Graving time's footprints on history's page;

The red man's grim passing, the paleface's sway

...

Re-living the scenes of a fast-fading age.

But even in the show's early days, promotional and program texts stressed a nostalgic perspective, describing the buffalo as the "fast-disappearing monarch of the plains," the coach used in the robbery scene as a "scarred and weather-beaten ... old relic." In 1884, one Denver reviewer exclaimed that Buffalo Bill portrayed "incidents that are passing away never more to return ." While the Wild West gripped audiences with its immediacy, from the beginning it also defined itself as a preserver of memory, standing on the threshold of historical transformation, giving the Western frontier a new life to ward off oblivion. Buffalo Bill's Wild West was a representation that created, even while it claimed, its own history.

    At the end of the nineteenth century, the historian Frederick Jackson Turner located the essence of the American spirit in the Western frontier, a time and place that were fading into the past. Even as Turner delivered his address on "The Significance of the Frontier in American History" at the Columbian Exposition in Chicago in 1893, Buffalo Bill's Wild West was entertaining its largest audiences ever in an arena across the street from the fairgrounds. The success of his performances underscored Turner's point: the viewing public, like the scholar, yearned to stop time and capture memory. In the shadow of the great world's fair, with its vision of a noble past and a lofty future, visitors to the Wild West could flirt with danger and uncertainty, experience vicariously the thrills and hardships that the Exposition and the historian of the West both assumed were a thing of the past, all from the security of a seat in the stands. Less than three years after the massacre at Wounded Knee, spectators at the Wild West could see the Indian wars unfolding, enacted by survivors of that very event, brought to a satisfying conclusion before the evening train departed for homes and hotels.
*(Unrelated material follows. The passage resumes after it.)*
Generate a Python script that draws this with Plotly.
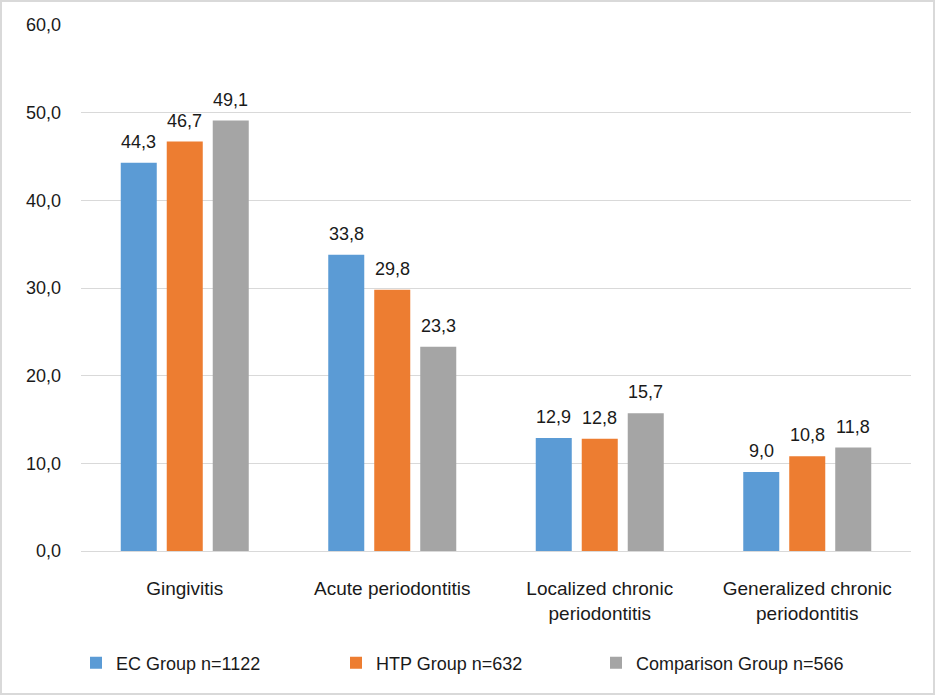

    Buffalo Bill's Wild West represented a kind of memory showmanship. At stake were not only the invention of a great entertainment form and the creation of a worldwide celebrity, but the forging of a link that would grow stronger over the course of the next century, a link between national identity and popular culture, between Americans' understanding of their history and their consumption of spectacularized versions of it. At the end of the twentieth century, Buffalo Bill's Wild West itself was re-created at the European Disneyland, where a nightly dinner show features cowboys, Indians, and live animals who re-enact a re-enactment of American history. Understanding the complex and contradictory ways that William Cody and his collaborators invented Buffalo Bill's Wild West can shed light on the continuing relationship between performance, memory, and national desire.